Косарева. Есть немного. Знаете, когда город не очень большой, а завод очень большой, многие семьи так или иначе с ним связаны.

Тихомиров. Успокойте. Жертв не было. Почти.

Косарева. Вы извините, я понимаю, вам сейчас не до этого, но не помните ли вы, из-за чего все произошло?

Тихомиров. Не помню. Помню – спать хотел. А потом… потом не помню.

Косарева. Понимаю. А скажите, Леша, Золотухин разрешил вам остаться?

Тихомиров усмехается, но ничего не отвечает.

Вы помните ваш разговор с ним?

Тихомиров. К сожалению.

Косарева.
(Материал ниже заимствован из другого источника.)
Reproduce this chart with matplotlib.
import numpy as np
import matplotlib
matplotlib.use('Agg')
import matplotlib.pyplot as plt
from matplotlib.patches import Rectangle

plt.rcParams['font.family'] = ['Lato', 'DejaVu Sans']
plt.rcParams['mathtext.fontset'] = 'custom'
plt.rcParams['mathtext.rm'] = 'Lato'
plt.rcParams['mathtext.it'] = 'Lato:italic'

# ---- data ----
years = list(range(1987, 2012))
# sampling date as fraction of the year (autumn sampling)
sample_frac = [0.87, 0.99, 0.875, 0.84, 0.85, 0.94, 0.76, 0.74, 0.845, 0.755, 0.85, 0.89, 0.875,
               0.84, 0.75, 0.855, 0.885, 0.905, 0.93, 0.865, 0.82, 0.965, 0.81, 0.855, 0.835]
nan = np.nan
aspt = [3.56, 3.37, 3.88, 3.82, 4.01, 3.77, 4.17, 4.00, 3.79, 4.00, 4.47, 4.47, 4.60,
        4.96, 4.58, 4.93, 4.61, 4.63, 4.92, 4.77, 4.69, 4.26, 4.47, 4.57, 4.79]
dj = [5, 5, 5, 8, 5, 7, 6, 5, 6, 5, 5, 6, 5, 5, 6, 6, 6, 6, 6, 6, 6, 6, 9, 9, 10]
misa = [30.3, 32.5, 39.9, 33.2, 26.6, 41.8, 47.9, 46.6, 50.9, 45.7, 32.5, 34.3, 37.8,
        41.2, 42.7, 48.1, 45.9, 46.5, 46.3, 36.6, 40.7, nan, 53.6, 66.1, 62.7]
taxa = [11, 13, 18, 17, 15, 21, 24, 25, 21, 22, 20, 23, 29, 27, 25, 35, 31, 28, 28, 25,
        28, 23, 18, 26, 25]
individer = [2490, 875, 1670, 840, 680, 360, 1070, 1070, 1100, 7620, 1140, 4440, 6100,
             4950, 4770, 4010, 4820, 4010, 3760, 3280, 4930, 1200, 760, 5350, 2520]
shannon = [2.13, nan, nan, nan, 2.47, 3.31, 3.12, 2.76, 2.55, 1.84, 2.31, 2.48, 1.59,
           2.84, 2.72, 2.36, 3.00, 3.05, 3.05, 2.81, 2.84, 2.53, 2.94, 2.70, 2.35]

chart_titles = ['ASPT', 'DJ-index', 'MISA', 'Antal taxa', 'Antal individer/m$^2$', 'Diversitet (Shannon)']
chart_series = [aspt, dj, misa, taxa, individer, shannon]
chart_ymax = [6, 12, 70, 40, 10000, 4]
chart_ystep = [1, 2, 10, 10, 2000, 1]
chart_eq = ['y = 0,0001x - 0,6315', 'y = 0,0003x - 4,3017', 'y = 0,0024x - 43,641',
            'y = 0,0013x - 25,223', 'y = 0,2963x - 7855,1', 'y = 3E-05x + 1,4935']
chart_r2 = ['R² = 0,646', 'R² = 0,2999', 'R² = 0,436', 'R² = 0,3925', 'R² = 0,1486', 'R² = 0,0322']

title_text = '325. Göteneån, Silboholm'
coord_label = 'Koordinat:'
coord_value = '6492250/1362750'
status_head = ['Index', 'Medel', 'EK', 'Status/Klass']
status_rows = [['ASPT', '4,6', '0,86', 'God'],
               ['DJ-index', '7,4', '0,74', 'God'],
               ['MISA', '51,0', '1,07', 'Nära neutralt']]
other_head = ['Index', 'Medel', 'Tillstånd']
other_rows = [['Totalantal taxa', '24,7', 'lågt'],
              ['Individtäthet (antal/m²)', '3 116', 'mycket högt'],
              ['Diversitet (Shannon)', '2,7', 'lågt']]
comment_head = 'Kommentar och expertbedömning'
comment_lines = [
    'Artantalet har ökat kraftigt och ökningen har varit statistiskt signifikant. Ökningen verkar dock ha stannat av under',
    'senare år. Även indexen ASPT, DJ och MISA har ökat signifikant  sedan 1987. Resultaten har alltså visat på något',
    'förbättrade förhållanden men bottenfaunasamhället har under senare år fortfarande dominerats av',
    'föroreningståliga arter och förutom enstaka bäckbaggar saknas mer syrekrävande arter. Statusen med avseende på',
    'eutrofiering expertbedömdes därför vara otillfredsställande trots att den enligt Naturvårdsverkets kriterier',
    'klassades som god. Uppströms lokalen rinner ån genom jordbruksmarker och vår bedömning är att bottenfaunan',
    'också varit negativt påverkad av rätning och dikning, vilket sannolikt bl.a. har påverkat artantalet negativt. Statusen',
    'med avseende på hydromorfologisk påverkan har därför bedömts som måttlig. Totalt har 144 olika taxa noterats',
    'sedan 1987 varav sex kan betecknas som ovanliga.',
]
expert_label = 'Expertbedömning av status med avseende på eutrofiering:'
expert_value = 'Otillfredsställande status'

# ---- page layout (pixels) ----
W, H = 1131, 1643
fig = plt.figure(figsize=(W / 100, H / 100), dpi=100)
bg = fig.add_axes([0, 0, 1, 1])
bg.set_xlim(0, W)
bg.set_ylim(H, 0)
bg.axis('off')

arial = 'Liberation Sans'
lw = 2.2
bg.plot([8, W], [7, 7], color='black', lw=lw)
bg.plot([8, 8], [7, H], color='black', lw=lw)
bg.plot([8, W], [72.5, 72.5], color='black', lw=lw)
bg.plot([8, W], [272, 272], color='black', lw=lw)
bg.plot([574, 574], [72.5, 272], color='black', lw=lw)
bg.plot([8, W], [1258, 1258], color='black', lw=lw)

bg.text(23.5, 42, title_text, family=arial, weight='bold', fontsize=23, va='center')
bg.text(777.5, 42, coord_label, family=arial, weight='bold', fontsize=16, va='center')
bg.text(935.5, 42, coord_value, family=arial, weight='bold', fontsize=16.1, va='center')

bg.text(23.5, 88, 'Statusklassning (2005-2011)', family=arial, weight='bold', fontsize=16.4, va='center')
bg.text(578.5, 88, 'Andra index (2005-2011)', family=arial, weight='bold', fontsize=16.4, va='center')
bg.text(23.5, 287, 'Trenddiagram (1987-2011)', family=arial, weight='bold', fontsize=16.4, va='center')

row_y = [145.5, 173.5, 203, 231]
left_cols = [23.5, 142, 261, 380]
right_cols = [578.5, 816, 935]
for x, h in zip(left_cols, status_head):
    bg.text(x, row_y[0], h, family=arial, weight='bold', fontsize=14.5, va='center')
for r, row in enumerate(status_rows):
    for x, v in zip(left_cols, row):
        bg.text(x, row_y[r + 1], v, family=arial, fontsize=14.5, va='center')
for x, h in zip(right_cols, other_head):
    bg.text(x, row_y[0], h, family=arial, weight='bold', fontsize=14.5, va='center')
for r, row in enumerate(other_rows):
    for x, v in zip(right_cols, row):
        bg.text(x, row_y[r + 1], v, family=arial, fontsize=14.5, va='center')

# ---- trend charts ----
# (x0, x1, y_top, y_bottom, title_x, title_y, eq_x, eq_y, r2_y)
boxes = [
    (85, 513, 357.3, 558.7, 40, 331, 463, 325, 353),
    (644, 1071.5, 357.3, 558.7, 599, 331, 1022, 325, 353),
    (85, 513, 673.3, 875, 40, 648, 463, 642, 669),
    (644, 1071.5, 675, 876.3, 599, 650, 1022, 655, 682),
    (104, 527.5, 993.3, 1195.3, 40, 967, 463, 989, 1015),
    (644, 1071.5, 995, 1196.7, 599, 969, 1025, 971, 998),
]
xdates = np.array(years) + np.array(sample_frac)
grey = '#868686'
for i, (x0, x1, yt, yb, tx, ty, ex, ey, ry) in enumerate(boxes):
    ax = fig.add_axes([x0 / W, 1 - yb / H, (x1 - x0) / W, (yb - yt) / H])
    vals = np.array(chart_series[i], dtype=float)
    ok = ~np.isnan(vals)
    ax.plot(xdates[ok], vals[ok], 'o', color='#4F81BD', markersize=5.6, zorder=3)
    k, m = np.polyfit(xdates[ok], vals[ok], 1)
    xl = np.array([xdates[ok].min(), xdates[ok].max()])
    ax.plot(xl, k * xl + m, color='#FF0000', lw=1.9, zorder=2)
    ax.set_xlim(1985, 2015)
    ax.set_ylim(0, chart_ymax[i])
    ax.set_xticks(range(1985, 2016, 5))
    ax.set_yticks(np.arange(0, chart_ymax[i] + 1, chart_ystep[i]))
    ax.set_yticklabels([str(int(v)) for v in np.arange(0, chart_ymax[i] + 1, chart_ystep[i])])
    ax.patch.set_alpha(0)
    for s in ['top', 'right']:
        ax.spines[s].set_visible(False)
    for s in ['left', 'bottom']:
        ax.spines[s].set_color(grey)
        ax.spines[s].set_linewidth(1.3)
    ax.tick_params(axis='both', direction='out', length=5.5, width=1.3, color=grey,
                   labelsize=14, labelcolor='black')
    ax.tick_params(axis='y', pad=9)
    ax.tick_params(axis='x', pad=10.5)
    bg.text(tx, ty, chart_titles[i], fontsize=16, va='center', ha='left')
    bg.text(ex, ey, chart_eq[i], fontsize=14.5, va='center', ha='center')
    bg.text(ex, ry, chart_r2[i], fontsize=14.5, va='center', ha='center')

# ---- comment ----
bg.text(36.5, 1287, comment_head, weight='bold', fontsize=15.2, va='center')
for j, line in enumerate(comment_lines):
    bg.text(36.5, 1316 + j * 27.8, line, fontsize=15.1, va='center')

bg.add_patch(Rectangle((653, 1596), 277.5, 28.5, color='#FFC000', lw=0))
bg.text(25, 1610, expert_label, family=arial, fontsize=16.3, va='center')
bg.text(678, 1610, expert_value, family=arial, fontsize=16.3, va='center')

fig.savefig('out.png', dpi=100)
Я беседовала уже со Степановым и Золотухиным, поэтому в общих чертах представляю себе тот разговор. Но мне хотелось бы уточнить некоторые детали. Я понимаю, вам тяжело говорить, поэтому давайте сделаем так. Я буду спрашивать, а вы только говорите – так или не так. Хорошо?

Тихомиров. Черное, белое не берите, «да» и «нет» не говорите?

Косарева. Меня, собственно, интересует тот момент, когда к вам со Степановым подошел Золотухин.

На правой половине сцены загорается свет. Стоят Степанов и Золотухин.

Он сначала сострил что-то насчет логики.

Золотухин. Ночью все кошки серы…

Косарева. А потом заметил, что Степанов пьяный. Так?

Золотухин (Степанову). Да ты понимаешь, что я не могу тебя к смене допустить?